TV Guide Magazine: There were really two Americas going on during the Nixon years. We usually see the counterculture — hippies, acid rock and antiwar protests. But this film gives us a glimpse of what Nixon called "The Silent Majority."
Penny Lane:
That's right. There's a lot of different ways you can think about it. I guess the point is, I had never really thought about those people. You get an impression that everybody was out burning their draft cards in 1969. And it's very easy to forget for someone like me, who's too young to actually have been there, that the counterculture was a counterculture. It was not the culture, it was a minority of people who, over time, have ascended as like, basically — I don't want to put this in the wrong way — but the winners of the contest. For some reason, when we look at the home movies, that was the initial kind of amazing discovery. Wow, here's square America, the silent majority. Here they are. Our three main characters can kind of stand in for them, stand in for this larger group of people who were ultimately — whatever you think about Nixon, however you interpret Watergate — would be betrayed by him. In the end, he betrayed the people who supported him, the great majority of people, and more specifically, the people who worked for him. He was in charge, he made bad decisions, and their lives were ruined.

TV Guide Magazine: How did you manage to sort of squeeze any drop of innocence in presenting Halderman, Chapin, and Ehrlichman here? Growing up with this story, they were the villains. Yet you present them as regular men who don't come off here as particularly sinister.
Lane:
No, I don't think they do at all. I don't think it was something we managed to do. That's what it felt like. You look at these home movies and there are no sinister bad guys in home movies. They're just people doing their jobs, just living life, every day. And then, we found interviews with them, hundreds of hours of interviews. They don't come across that way. It wasn't like we had to work real hard to take their sinister off.

TV Guide Magazine: How did you learn these home movies existed?
Lane:
My co-producer, Brian, is the one who found out about the footage and had the initial idea for the film. We've both made a lot of short films over the years using a lot of archival footage. We had a lot of fun in the film archival world.
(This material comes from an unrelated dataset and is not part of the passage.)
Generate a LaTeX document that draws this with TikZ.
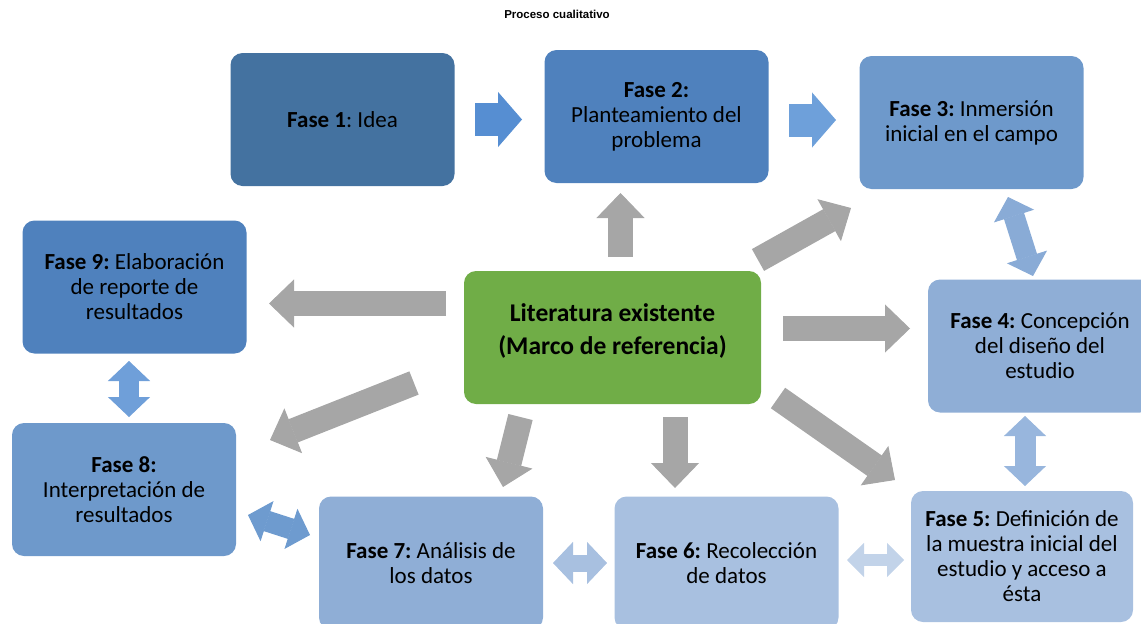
\documentclass[tikz,border=0pt]{standalone}
\usepackage{fontspec}
\setmainfont{Carlito}
\newfontfamily\titlefont{Liberation Sans}
\usetikzlibrary{arrows.meta}
\frenchspacing
\definecolor{fase_dark}{RGB}{68,114,160}
\definecolor{fase_mid}{RGB}{79,129,189}
\definecolor{fase_soft}{RGB}{110,153,203}
\definecolor{fase_light}{RGB}{143,174,214}
\definecolor{fase_pale}{RGB}{168,192,224}
\definecolor{lit_green}{RGB}{112,173,71}
\definecolor{arr_gray}{RGB}{166,166,166}
\definecolor{arr_blue}{RGB}{86,142,210}
\definecolor{arr_blue2}{RGB}{110,160,218}
\tikzstyle{fase}=[rectangle,rounded corners=12pt,inner sep=0pt,
  minimum width=224pt,minimum height=133pt,align=center,
  font=\fontsize{23}{25}\selectfont]
\tikzstyle{lit}=[rectangle,rounded corners=12pt,inner sep=0pt,fill=lit_green,
  minimum width=297pt,minimum height=133pt]
\tikzstyle{littext}=[align=center,font=\fontsize{25.5}{33}\selectfont\bfseries]
\tikzstyle{none}=[inner sep=0pt,minimum size=0pt]
\tikzstyle{grayarr}=[line width=25pt,draw=arr_gray,
  -{Triangle[length=25pt,width=48pt,line width=1pt]}]
\tikzstyle{bluearr}=[line width=33pt,
  -{Triangle[length=24pt,width=55pt,line width=1pt]}]
\tikzstyle{duoarr}=[line width=21pt,
  {Triangle[length=20pt,width=42pt,line width=1pt]}-{Triangle[length=20pt,width=42pt,line width=1pt]}]
\tikzstyle{duosmall}=[line width=12pt,
  {Triangle[length=17pt,width=34pt,line width=1pt]}-{Triangle[length=17pt,width=34pt,line width=1pt]}]

\begin{document}
\begin{tikzpicture}[x=1pt, y=-1pt]
    \clip (0, 0) rectangle (1141, 624);
    \node [style=none, font=\titlefont\bfseries\fontsize{11.5}{14}\selectfont] (title) at (557, 14) {Proceso cualitativo};
    \node [style=fase, fill=fase_dark] (f1) at (342.5, 119.5) {\textbf{Fase 1}: Idea};
    \node [style=fase, fill=fase_mid] (f2) at (656.5, 116.5) {\textbf{Fase 2:}\\Planteamiento del\\problema};
    \node [style=fase, fill=fase_soft] (f3) at (971.5, 122.5) {\textbf{Fase 3:} Inmersión\\inicial en el campo};
    \node [style=fase, fill=fase_light] (f4) at (1040, 346) {\textbf{Fase 4:} Concepción\\del diseño del\\estudio};
    \node [style=fase, fill=fase_pale, minimum height=131pt, minimum width=222pt] (f5) at (1022, 556.5) {\textbf{Fase 5:} Definición de\\la muestra inicial del\\estudio y acceso a\\ésta};
    \node [style=fase, fill=fase_pale] (f6) at (726.5, 563) {\textbf{Fase 6:} Recolección\\de datos};
    \node [style=fase, fill=fase_light] (f7) at (431, 563) {\textbf{Fase 7:} Análisis de\\los datos};
    \node [style=fase, fill=fase_soft] (f8) at (124, 489.5) {\textbf{Fase 8:}\\Interpretación de\\resultados};
    \node [style=fase, fill=fase_mid] (f9) at (134.5, 287) {\textbf{Fase 9:} Elaboración\\de reporte de\\resultados};
    \node [style=lit] (lit) at (612.5, 337.5) {};
    \node [style=littext] (littxt) at (612.5, 331) {Literatura existente\\(Marco de referencia)};
    % free ends of the block arrows
    \node [style=none] (a1) at (475, 119.5) {};
    \node [style=none] (a2) at (522, 119.5) {};
    \node [style=none] (a3) at (789, 120) {};
    \node [style=none] (a4) at (836, 120) {};
    \node [style=none] (g1) at (620.5, 257) {};
    \node [style=none] (g2) at (620.5, 193) {};
    \node [style=none] (g3) at (758, 260) {};
    \node [style=none] (g4) at (851, 208) {};
    \node [style=none] (g5) at (446, 303.5) {};
    \node [style=none] (g6) at (269, 303.5) {};
    \node [style=none] (g7) at (783, 328.5) {};
    \node [style=none] (g8) at (910, 328.5) {};
    \node [style=none] (g9) at (414, 383) {};
    \node [style=none] (g10) at (270, 440) {};
    \node [style=none] (g11) at (520.5, 417) {};
    \node [style=none] (g12) at (503, 487) {};
    \node [style=none] (g13) at (675, 417) {};
    \node [style=none] (g14) at (675, 488) {};
    \node [style=none] (g15) at (778, 398) {};
    \node [style=none] (g16) at (895, 480) {};
    \node [style=none] (d1) at (129, 361) {};
    \node [style=none] (d2) at (129, 417) {};
    \node [style=none] (d3) at (1008, 197) {};
    \node [style=none] (d4) at (1033, 276) {};
    \node [style=none] (d5) at (1025, 416) {};
    \node [style=none] (d6) at (1025, 486) {};
    \node [style=none] (d7) at (248, 515) {};
    \node [style=none] (d8) at (310, 535) {};
    \node [style=none] (d9) at (553, 563) {};
    \node [style=none] (d10) at (607, 563) {};
    \node [style=none] (d11) at (847, 560) {};
    \node [style=none] (d12) at (904, 560) {};
    \draw [style=bluearr, draw=arr_blue] (a1.center) to (a2.center);
    \draw [style=bluearr, draw=arr_blue2] (a3.center) to (a4.center);
    \draw [style=grayarr] (g1.center) to (g2.center);
    \draw [style=grayarr] (g3.center) to (g4.center);
    \draw [style=grayarr] (g5.center) to (g6.center);
    \draw [style=grayarr] (g7.center) to (g8.center);
    \draw [style=grayarr] (g9.center) to (g10.center);
    \draw [style=grayarr] (g11.center) to (g12.center);
    \draw [style=grayarr] (g13.center) to (g14.center);
    \draw [style=grayarr] (g15.center) to (g16.center);
    \draw [style=duoarr, draw=arr_blue!85!white, line width=20pt] (d1.center) to (d2.center);
    \draw [style=duoarr, draw=fase_light!90!arr_blue] (d3.center) to (d4.center);
    \draw [style=duoarr, draw=fase_pale!80!arr_blue] (d5.center) to (d6.center);
    \draw [style=duoarr, draw=fase_soft!70!arr_blue2] (d7.center) to (d8.center);
    \draw [style=duoarr, draw=fase_pale, line width=17pt] (d9.center) to (d10.center);
    \draw [style=duosmall, draw=fase_pale!70!white] (d11.center) to (d12.center);
\end{tikzpicture}
\end{document}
This stuff was kind of known in that world. People knew it was in the National Archives. We sort of knew there was going to be a movie in there, but we had no idea what movie it would be.

TV Guide Magazine: The look of Super 8 film is very evocative by itself. Describe what we're getting in this that we would never get in a regular documentary about this kind of subject.
Lane:
We associate Super 8 home movies with family memories. So the first thing is it gives you this feeling that it is a family, that the people really love each other. The way they film each other, and smile at each other, and stand in front of the camera and wave at the camera, they just give you this feeling of camaraderie and brotherhood and loyalty and family. And in this film, Nixon comes off like he's their dad, and they're the boys, the little rascals, goofing off. It creates this incredible feeling of warmth and love that's just so not what you think of when you think of Nixon presidency.